Como exemplo, o ministro afirmou que 20% das exportações argentinas para a UE são de biodiesel de soja e, com a nova normativa europeia, ficam "virtualmente" excluídas do comércio bilateral.

O Brasil também quer rever o texto.

O governo Lula quer que "as compras governamentais sejam direcionadas às empresas brasileiras", disse o diretor acadêmico do Centro Brasileiro de Relações Internacionais (CEBRI), Feliciano de Sá Guimarães, à AFP.

"Nesse acordo, o Brasil conseguiu cotas de exportação para alguns produtos em troca de concessões na área industrial, na área automotiva, e acho que essa troca, esse equilíbrio de cotas versus concessões de eventual abertura ao mercado automobilístico brasileiro,será renegociado", acrescentou.
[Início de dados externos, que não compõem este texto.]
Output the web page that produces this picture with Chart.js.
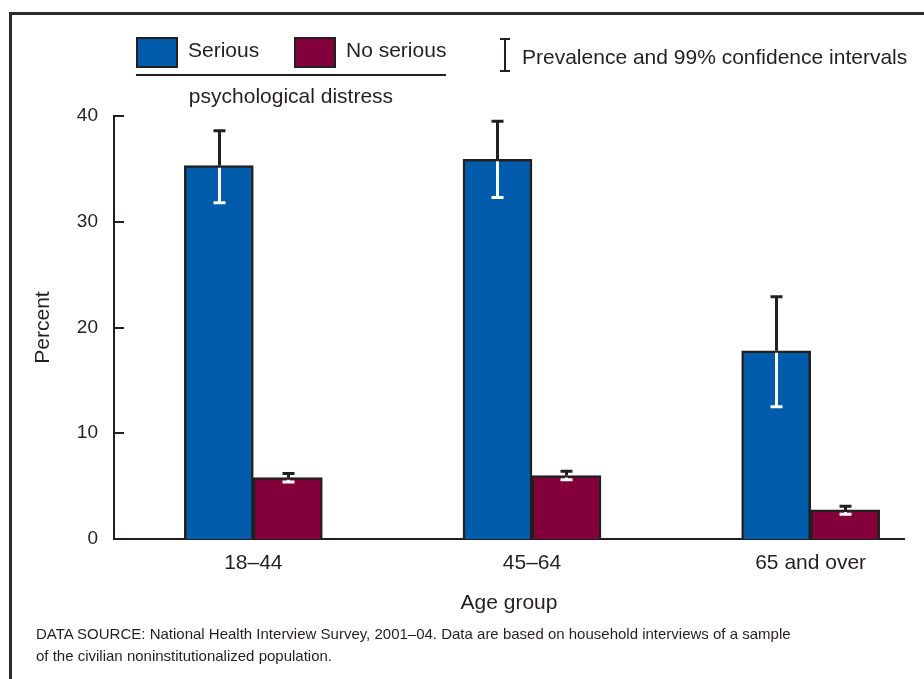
<!DOCTYPE html>
<html>
<head>
<meta charset="utf-8">
<script src="https://cdn.jsdelivr.net/npm/chart.js@4/dist/chart.umd.min.js"></script>
<style>
  html, body { margin: 0; padding: 0; background: #fff; overflow: hidden; }
  body { width: 924px; height: 679px; position: relative; font-family: "Liberation Sans", Arial, sans-serif; color: #231f20; }
  #frame { position: absolute; left: 9px; top: 12px; width: 1000px; height: 1000px;
           border-top: 3px solid #2b2b2b; border-left: 3px solid #2b2b2b; }
  #wrap { position: absolute; left: 0; top: 0; width: 924px; height: 679px; }
  .sw { position: absolute; top: 37px; width: 38px; height: 27px; border: 2px solid #231f20; }
  .txt { position: absolute; font-size: 21px; line-height: 24px; white-space: nowrap; }
  #rule { position: absolute; left: 136px; top: 74px; width: 310px; height: 2px; background: #231f20; }
  #ci-stem { position: absolute; left: 504px; top: 38px; width: 2px; height: 34px; background: #231f20; }
  .ci-cap { position: absolute; left: 500px; width: 10px; height: 2px; background: #231f20; }
  #note { position: absolute; left: 36px; top: 623px; font-size: 15px; line-height: 22px; }
</style>
</head>
<body>
<div id="frame"></div>
<div id="wrap"><canvas id="chart" width="924" height="679"></canvas></div>

<div class="sw" style="left:136px; background:#005baa;"></div>
<div class="txt" style="left:188px; top:38px;">Serious</div>
<div class="sw" style="left:294px; background:#84003a;"></div>
<div class="txt" style="left:346px; top:38px;">No serious</div>
<div id="rule"></div>
<div class="txt" style="left:136px; width:310px; top:84px; text-align:center;">psychological distress</div>

<div id="ci-stem"></div>
<div class="ci-cap" style="top:38px;"></div>
<div class="ci-cap" style="top:70px;"></div>
<div class="txt" style="left:522px; top:45px;">Prevalence and 99% confidence intervals</div>

<div id="note">DATA SOURCE: National Health Interview Survey, 2001–04. Data are based on household interviews of a sample<br>of the civilian noninstitutionalized population.</div>

<script>
// Age groups and prevalence (percent) with 99% confidence limits
const categories = ['18–44', '45–64', '65 and over'];
const serious      = [35.3, 35.9, 17.8];
const seriousLow   = [31.8, 32.3, 12.5];
const seriousHigh  = [38.6, 39.5, 22.9];
const noSerious     = [5.8, 6.0, 2.75];
const noSeriousLow  = [5.4, 5.6, 2.35];
const noSeriousHigh = [6.2, 6.4, 3.1];
const yTicks = [0, 10, 20, 30, 40];

const INK = '#231f20';
const FONT = '"Liberation Sans", Arial, sans-serif';

const toPoints = arr => arr.map((v, i) => ({ x: i, y: v }));

// Confidence interval whiskers: dark above the bar top, white inside the bar
const errorBars = {
  id: 'errorBars',
  afterDatasetsDraw(chart) {
    const { ctx, scales: { y } } = chart;
    const limits = [[seriousLow, seriousHigh], [noSeriousLow, noSeriousHigh]];
    chart.data.datasets.forEach((ds, di) => {
      const meta = chart.getDatasetMeta(di);
      meta.data.forEach((bar, i) => {
        const x = Math.round(bar.x) + 0.5;
        const top = y.getPixelForValue(ds.data[i].y);
        const hi = y.getPixelForValue(limits[di][1][i]);
        const lo = y.getPixelForValue(limits[di][0][i]);
        const cap = 6;
        ctx.save();
        ctx.lineWidth = 3;
        ctx.strokeStyle = INK;
        ctx.beginPath();
        ctx.moveTo(x, top); ctx.lineTo(x, hi);
        ctx.moveTo(x - cap, hi); ctx.lineTo(x + cap, hi);
        ctx.stroke();
        ctx.strokeStyle = '#ffffff';
        ctx.beginPath();
        ctx.moveTo(x, top + 2); ctx.lineTo(x, lo);
        ctx.moveTo(x - cap, lo); ctx.lineTo(x + cap, lo);
        ctx.stroke();
        ctx.restore();
      });
    });
  }
};

// Short inward tick marks on the value axis
const innerTicks = {
  id: 'innerTicks',
  afterDraw(chart) {
    const { ctx, scales: { y }, chartArea } = chart;
    ctx.save();
    ctx.strokeStyle = INK;
    ctx.lineWidth = 2;
    yTicks.forEach(v => {
      if (v === 0) return;
      const py = Math.round(y.getPixelForValue(v));
      ctx.beginPath();
      ctx.moveTo(chartArea.left, py);
      ctx.lineTo(chartArea.left + 10, py);
      ctx.stroke();
    });
    ctx.restore();
  }
};

new Chart(document.getElementById('chart'), {
  type: 'bar',
  data: {
    datasets: [
      { label: 'Serious', data: toPoints(serious), backgroundColor: '#005baa',
        borderColor: INK, borderWidth: 2.5, borderSkipped: 'bottom' },
      { label: 'No serious', data: toPoints(noSerious), backgroundColor: '#84003a',
        borderColor: INK, borderWidth: 2.5, borderSkipped: 'bottom' }
    ]
  },
  options: {
    responsive: false,
    animation: false,
    barThickness: 69,
    layout: { padding: { left: 27, right: 20, top: 116, bottom: 59 } },
    plugins: { legend: { display: false }, tooltip: { enabled: false } },
    scales: {
      x: {
        type: 'linear',
        offset: false,
        min: -0.5,
        max: 2.335,
        grid: { display: false, drawTicks: false },
        border: { display: true, color: INK, width: 2 },
        afterBuildTicks: s => { s.ticks = categories.map((c, i) => ({ value: i })); },
        afterFit: s => { s.height = 81; },
        ticks: {
          padding: 12,
          color: INK,
          font: { family: FONT, size: 21 },
          callback: v => categories[v]
        },
        title: { display: true, text: 'Age group', color: INK, font: { family: FONT, size: 21 } }
      },
      y: {
        min: 0,
        max: 40,
        grid: { display: false, drawTicks: false },
        border: { display: true, color: INK, width: 2 },
        afterBuildTicks: s => { s.ticks = yTicks.map(v => ({ value: v })); },
        afterFit: s => { s.width = 87; },
        ticks: { padding: 16, color: INK, font: { family: FONT, size: 19 } },
        title: { display: true, text: 'Percent', color: INK, font: { family: FONT, size: 21 } }
      }
    }
  },
  plugins: [errorBars, innerTicks]
});
</script>
</body>
</html>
"Tem muito a ser negociado", completou.

O terceiro em discórdia

Analistas concordam em que os dois blocos ganhariam em protagonismo global, se um TLC transatlântico fosse firmado.

"A UE se dá conta de que fechando [um tratado] com o Mercosul teria acordos comerciais com praticamente todos os países do Caribe para baixo. É uma vantagem que nenhum outro ator tem" e que "lhe permite que se ponha no centro da guerra geopolítica entre Estados Unidos e China, que pisa no acelerador na região", resumiu Ignacio Bartesaghi, especialista em Relações Internacionais e Mercosul da Universidade Católica do Uruguai.

Guimarães concorda. "A UE e o Mercosul precisam se unir, se aproximar politicamente, economicamente, para conter a disputa entre Estados Unidos e China. Há uma questão geopolítica por trás", afirmou.

Como se fecha o negócio?

Fontes políticas europeias e do Mercosul concordam em que o demorado tratado ganha "momentum", mas não está garantido, e sugerem que uma forma de acelerar o passo pode ser chegar a um "split", ou seja, uma divisão temática que reúna, em conjunto, os aspectos do pacto que podem ser aprovado diretamente pelas instituições europeias, sem passar pela ratificação — necessariamente lenta — em cada um dos 27 parlamentos.

No Mercosul, também há tempos políticos particulares, que explicam a pressa de Brasília e de Buenos Aires de avançar neste semestre, como disse o presidente brasileiro ao chanceler alemão, dias depois de se encontrarem em Buenos Aires com o presidente argentino, Alberto Fernández.

A Argentina terá eleição presidencial neste ano, com um resultado incerto entre a oposição de centro-direita e de direita e a esquerda governista. Já no governo uruguaio, concluem que, no contexto atual, o acordo com a UE não pode ser visto "como algo próximo".